• _EXERCISE_
Copy the data that follows, character for character, minus the pictures.

• _MATERIAL_
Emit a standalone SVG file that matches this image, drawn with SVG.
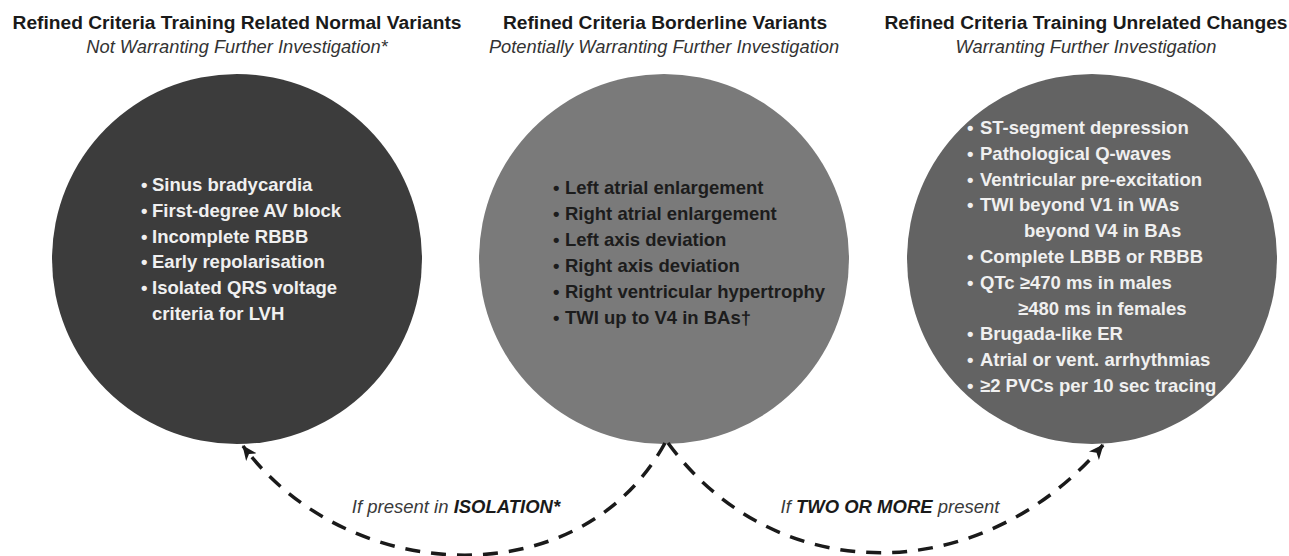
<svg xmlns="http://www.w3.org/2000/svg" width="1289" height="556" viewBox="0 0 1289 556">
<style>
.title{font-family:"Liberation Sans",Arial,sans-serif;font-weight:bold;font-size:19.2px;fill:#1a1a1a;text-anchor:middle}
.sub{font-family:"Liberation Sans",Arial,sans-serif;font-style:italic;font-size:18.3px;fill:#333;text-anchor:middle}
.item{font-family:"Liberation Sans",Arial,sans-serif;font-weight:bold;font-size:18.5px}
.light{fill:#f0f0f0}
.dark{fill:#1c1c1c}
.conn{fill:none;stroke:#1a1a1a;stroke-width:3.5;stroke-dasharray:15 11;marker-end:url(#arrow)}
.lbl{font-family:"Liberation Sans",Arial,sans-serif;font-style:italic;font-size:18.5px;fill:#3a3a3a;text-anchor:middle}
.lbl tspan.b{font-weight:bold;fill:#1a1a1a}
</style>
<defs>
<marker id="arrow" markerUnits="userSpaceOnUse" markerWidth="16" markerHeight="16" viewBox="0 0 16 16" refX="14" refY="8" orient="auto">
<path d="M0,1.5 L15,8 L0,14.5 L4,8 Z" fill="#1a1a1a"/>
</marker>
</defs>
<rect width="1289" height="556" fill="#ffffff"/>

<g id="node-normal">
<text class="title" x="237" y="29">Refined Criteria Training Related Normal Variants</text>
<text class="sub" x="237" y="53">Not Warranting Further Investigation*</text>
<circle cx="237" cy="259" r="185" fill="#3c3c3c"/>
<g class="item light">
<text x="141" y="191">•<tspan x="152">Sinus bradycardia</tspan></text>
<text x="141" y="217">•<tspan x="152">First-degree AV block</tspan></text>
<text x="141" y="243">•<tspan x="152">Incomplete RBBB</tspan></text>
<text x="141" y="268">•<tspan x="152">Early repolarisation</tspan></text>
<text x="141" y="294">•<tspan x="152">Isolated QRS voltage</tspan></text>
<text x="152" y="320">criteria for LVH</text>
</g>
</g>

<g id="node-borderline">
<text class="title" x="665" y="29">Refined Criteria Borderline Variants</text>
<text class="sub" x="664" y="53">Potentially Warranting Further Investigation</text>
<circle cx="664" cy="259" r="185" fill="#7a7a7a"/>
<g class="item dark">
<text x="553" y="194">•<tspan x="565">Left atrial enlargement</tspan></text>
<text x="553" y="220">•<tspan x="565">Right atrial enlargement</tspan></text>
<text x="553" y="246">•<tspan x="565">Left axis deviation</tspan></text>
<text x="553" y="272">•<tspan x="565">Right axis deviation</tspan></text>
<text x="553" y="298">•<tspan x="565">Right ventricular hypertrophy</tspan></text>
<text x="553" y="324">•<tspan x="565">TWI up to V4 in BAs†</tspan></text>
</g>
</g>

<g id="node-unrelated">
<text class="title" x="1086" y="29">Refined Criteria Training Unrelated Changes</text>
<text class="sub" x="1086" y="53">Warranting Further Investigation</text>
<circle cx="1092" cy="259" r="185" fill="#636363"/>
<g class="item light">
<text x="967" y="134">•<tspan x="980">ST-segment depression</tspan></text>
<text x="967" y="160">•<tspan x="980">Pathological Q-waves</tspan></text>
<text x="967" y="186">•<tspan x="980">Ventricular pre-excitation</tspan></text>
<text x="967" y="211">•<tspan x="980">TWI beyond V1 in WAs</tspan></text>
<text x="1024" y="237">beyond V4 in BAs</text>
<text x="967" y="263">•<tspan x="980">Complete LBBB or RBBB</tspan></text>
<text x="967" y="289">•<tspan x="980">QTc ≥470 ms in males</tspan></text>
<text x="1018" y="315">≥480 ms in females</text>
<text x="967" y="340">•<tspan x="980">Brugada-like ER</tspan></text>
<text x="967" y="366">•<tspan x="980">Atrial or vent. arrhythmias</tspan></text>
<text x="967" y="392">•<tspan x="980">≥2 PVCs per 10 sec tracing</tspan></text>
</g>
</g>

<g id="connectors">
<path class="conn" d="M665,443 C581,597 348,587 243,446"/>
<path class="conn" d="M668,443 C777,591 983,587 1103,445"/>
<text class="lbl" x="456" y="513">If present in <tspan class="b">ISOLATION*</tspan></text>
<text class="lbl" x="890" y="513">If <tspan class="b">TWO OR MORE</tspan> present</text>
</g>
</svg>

• _CORRECT ANSWER_
Emit a standalone SVG file that matches this image, drawn with SVG.
<svg xmlns="http://www.w3.org/2000/svg" width="1289" height="556" viewBox="0 0 1289 556">
<style>
.title{font-family:"Liberation Sans",Arial,sans-serif;font-weight:bold;font-size:19.2px;fill:#1a1a1a;text-anchor:middle}
.sub{font-family:"Liberation Sans",Arial,sans-serif;font-style:italic;font-size:18.3px;fill:#333;text-anchor:middle}
.item{font-family:"Liberation Sans",Arial,sans-serif;font-weight:bold;font-size:18.5px}
.light{fill:#f0f0f0}
.dark{fill:#1c1c1c}
.conn{fill:none;stroke:#1a1a1a;stroke-width:3.5;stroke-dasharray:15 11;marker-end:url(#arrow)}
.lbl{font-family:"Liberation Sans",Arial,sans-serif;font-style:italic;font-size:18.5px;fill:#3a3a3a;text-anchor:middle}
.lbl tspan.b{font-weight:bold;fill:#1a1a1a}
</style>
<defs>
<marker id="arrow" markerUnits="userSpaceOnUse" markerWidth="16" markerHeight="16" viewBox="0 0 16 16" refX="14" refY="8" orient="auto">
<path d="M0,1.5 L15,8 L0,14.5 L4,8 Z" fill="#1a1a1a"/>
</marker>
</defs>
<rect width="1289" height="556" fill="#ffffff"/>

<g id="node-normal">
<text class="title" x="237" y="29">Refined Criteria Training Related Normal Variants</text>
<text class="sub" x="237" y="53">Not Warranting Further Investigation*</text>
<circle cx="237" cy="259" r="185" fill="#3c3c3c"/>
<g class="item light">
<text x="141" y="191">•<tspan x="152">Sinus bradycardia</tspan></text>
<text x="141" y="217">•<tspan x="152">First-degree AV block</tspan></text>
<text x="141" y="243">•<tspan x="152">Incomplete RBBB</tspan></text>
<text x="141" y="268">•<tspan x="152">Early repolarisation</tspan></text>
<text x="141" y="294">•<tspan x="152">Isolated QRS voltage</tspan></text>
<text x="152" y="320">criteria for LVH</text>
</g>
</g>

<g id="node-borderline">
<text class="title" x="665" y="29">Refined Criteria Borderline Variants</text>
<text class="sub" x="664" y="53">Potentially Warranting Further Investigation</text>
<circle cx="664" cy="259" r="185" fill="#7a7a7a"/>
<g class="item dark">
<text x="553" y="194">•<tspan x="565">Left atrial enlargement</tspan></text>
<text x="553" y="220">•<tspan x="565">Right atrial enlargement</tspan></text>
<text x="553" y="246">•<tspan x="565">Left axis deviation</tspan></text>
<text x="553" y="272">•<tspan x="565">Right axis deviation</tspan></text>
<text x="553" y="298">•<tspan x="565">Right ventricular hypertrophy</tspan></text>
<text x="553" y="324">•<tspan x="565">TWI up to V4 in BAs†</tspan></text>
</g>
</g>

<g id="node-unrelated">
<text class="title" x="1086" y="29">Refined Criteria Training Unrelated Changes</text>
<text class="sub" x="1086" y="53">Warranting Further Investigation</text>
<circle cx="1092" cy="259" r="185" fill="#636363"/>
<g class="item light">
<text x="967" y="134">•<tspan x="980">ST-segment depression</tspan></text>
<text x="967" y="160">•<tspan x="980">Pathological Q-waves</tspan></text>
<text x="967" y="186">•<tspan x="980">Ventricular pre-excitation</tspan></text>
<text x="967" y="211">•<tspan x="980">TWI beyond V1 in WAs</tspan></text>
<text x="1024" y="237">beyond V4 in BAs</text>
<text x="967" y="263">•<tspan x="980">Complete LBBB or RBBB</tspan></text>
<text x="967" y="289">•<tspan x="980">QTc ≥470 ms in males</tspan></text>
<text x="1018" y="315">≥480 ms in females</text>
<text x="967" y="340">•<tspan x="980">Brugada-like ER</tspan></text>
<text x="967" y="366">•<tspan x="980">Atrial or vent. arrhythmias</tspan></text>
<text x="967" y="392">•<tspan x="980">≥2 PVCs per 10 sec tracing</tspan></text>
</g>
</g>

<g id="connectors">
<path class="conn" d="M665,443 C581,597 348,587 243,446"/>
<path class="conn" d="M668,443 C777,591 983,587 1103,445"/>
<text class="lbl" x="456" y="513">If present in <tspan class="b">ISOLATION*</tspan></text>
<text class="lbl" x="890" y="513">If <tspan class="b">TWO OR MORE</tspan> present</text>
</g>
</svg>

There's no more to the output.